[start]
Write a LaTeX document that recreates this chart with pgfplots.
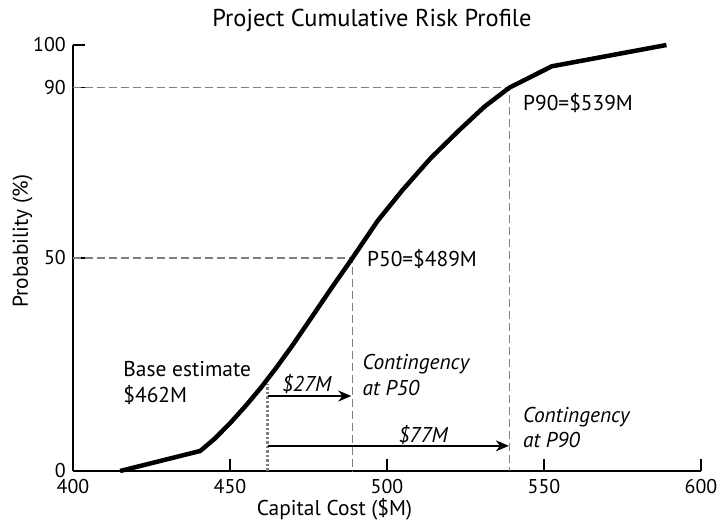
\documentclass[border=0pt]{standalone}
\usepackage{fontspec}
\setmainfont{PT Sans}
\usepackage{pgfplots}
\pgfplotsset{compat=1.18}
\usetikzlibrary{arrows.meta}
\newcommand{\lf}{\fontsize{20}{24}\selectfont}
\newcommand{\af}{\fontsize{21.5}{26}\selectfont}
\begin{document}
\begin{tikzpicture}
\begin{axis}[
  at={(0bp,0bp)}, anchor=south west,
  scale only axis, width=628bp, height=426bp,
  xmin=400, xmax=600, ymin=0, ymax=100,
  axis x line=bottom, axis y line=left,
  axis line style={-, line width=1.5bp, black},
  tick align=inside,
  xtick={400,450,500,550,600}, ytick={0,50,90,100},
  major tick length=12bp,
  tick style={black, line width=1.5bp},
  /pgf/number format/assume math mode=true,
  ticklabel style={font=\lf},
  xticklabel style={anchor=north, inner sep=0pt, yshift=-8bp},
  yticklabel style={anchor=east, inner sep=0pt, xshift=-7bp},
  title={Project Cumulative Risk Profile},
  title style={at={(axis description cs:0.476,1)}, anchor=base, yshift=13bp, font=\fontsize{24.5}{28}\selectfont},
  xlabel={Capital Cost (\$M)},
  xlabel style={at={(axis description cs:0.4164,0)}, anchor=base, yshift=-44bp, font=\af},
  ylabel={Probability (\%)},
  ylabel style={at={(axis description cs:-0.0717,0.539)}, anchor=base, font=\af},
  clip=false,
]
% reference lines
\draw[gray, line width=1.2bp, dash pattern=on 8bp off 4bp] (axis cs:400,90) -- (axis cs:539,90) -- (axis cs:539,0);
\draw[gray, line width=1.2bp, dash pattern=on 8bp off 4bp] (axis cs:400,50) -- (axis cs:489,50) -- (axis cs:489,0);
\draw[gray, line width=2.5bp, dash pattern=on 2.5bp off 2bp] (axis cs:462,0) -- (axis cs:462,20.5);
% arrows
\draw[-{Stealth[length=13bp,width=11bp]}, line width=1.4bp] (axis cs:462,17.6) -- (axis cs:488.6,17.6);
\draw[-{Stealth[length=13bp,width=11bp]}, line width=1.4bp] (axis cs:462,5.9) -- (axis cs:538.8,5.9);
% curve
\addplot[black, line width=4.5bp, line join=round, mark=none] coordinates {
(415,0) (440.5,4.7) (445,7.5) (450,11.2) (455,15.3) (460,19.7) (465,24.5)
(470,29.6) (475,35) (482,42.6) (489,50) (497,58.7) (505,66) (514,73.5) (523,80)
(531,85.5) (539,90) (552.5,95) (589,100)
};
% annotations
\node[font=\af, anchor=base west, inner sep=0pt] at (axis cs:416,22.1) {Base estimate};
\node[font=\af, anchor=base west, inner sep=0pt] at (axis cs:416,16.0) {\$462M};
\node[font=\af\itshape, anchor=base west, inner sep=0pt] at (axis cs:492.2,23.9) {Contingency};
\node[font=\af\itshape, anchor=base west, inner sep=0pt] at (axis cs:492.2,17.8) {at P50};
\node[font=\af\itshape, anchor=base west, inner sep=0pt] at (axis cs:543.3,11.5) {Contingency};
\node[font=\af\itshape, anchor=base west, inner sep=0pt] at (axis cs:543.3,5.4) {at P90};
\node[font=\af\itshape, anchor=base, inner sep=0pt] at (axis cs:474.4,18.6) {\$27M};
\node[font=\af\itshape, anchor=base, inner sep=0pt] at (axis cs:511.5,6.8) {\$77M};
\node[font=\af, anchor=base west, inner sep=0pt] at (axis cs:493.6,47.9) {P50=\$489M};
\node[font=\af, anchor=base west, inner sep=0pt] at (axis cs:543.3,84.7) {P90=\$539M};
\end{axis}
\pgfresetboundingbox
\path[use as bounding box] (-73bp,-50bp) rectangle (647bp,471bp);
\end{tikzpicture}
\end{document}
[end]
* **Short exercise**
Exclude the images, then output the data above word for word.

* **Result for this task**
Write a LaTeX document that recreates this chart with pgfplots.
\documentclass[border=0pt]{standalone}
\usepackage{fontspec}
\setmainfont{PT Sans}
\usepackage{pgfplots}
\pgfplotsset{compat=1.18}
\usetikzlibrary{arrows.meta}
\newcommand{\lf}{\fontsize{20}{24}\selectfont}
\newcommand{\af}{\fontsize{21.5}{26}\selectfont}
\begin{document}
\begin{tikzpicture}
\begin{axis}[
  at={(0bp,0bp)}, anchor=south west,
  scale only axis, width=628bp, height=426bp,
  xmin=400, xmax=600, ymin=0, ymax=100,
  axis x line=bottom, axis y line=left,
  axis line style={-, line width=1.5bp, black},
  tick align=inside,
  xtick={400,450,500,550,600}, ytick={0,50,90,100},
  major tick length=12bp,
  tick style={black, line width=1.5bp},
  /pgf/number format/assume math mode=true,
  ticklabel style={font=\lf},
  xticklabel style={anchor=north, inner sep=0pt, yshift=-8bp},
  yticklabel style={anchor=east, inner sep=0pt, xshift=-7bp},
  title={Project Cumulative Risk Profile},
  title style={at={(axis description cs:0.476,1)}, anchor=base, yshift=13bp, font=\fontsize{24.5}{28}\selectfont},
  xlabel={Capital Cost (\$M)},
  xlabel style={at={(axis description cs:0.4164,0)}, anchor=base, yshift=-44bp, font=\af},
  ylabel={Probability (\%)},
  ylabel style={at={(axis description cs:-0.0717,0.539)}, anchor=base, font=\af},
  clip=false,
]
% reference lines
\draw[gray, line width=1.2bp, dash pattern=on 8bp off 4bp] (axis cs:400,90) -- (axis cs:539,90) -- (axis cs:539,0);
\draw[gray, line width=1.2bp, dash pattern=on 8bp off 4bp] (axis cs:400,50) -- (axis cs:489,50) -- (axis cs:489,0);
\draw[gray, line width=2.5bp, dash pattern=on 2.5bp off 2bp] (axis cs:462,0) -- (axis cs:462,20.5);
% arrows
\draw[-{Stealth[length=13bp,width=11bp]}, line width=1.4bp] (axis cs:462,17.6) -- (axis cs:488.6,17.6);
\draw[-{Stealth[length=13bp,width=11bp]}, line width=1.4bp] (axis cs:462,5.9) -- (axis cs:538.8,5.9);
% curve
\addplot[black, line width=4.5bp, line join=round, mark=none] coordinates {
(415,0) (440.5,4.7) (445,7.5) (450,11.2) (455,15.3) (460,19.7) (465,24.5)
(470,29.6) (475,35) (482,42.6) (489,50) (497,58.7) (505,66) (514,73.5) (523,80)
(531,85.5) (539,90) (552.5,95) (589,100)
};
% annotations
\node[font=\af, anchor=base west, inner sep=0pt] at (axis cs:416,22.1) {Base estimate};
\node[font=\af, anchor=base west, inner sep=0pt] at (axis cs:416,16.0) {\$462M};
\node[font=\af\itshape, anchor=base west, inner sep=0pt] at (axis cs:492.2,23.9) {Contingency};
\node[font=\af\itshape, anchor=base west, inner sep=0pt] at (axis cs:492.2,17.8) {at P50};
\node[font=\af\itshape, anchor=base west, inner sep=0pt] at (axis cs:543.3,11.5) {Contingency};
\node[font=\af\itshape, anchor=base west, inner sep=0pt] at (axis cs:543.3,5.4) {at P90};
\node[font=\af\itshape, anchor=base, inner sep=0pt] at (axis cs:474.4,18.6) {\$27M};
\node[font=\af\itshape, anchor=base, inner sep=0pt] at (axis cs:511.5,6.8) {\$77M};
\node[font=\af, anchor=base west, inner sep=0pt] at (axis cs:493.6,47.9) {P50=\$489M};
\node[font=\af, anchor=base west, inner sep=0pt] at (axis cs:543.3,84.7) {P90=\$539M};
\end{axis}
\pgfresetboundingbox
\path[use as bounding box] (-73bp,-50bp) rectangle (647bp,471bp);
\end{tikzpicture}
\end{document}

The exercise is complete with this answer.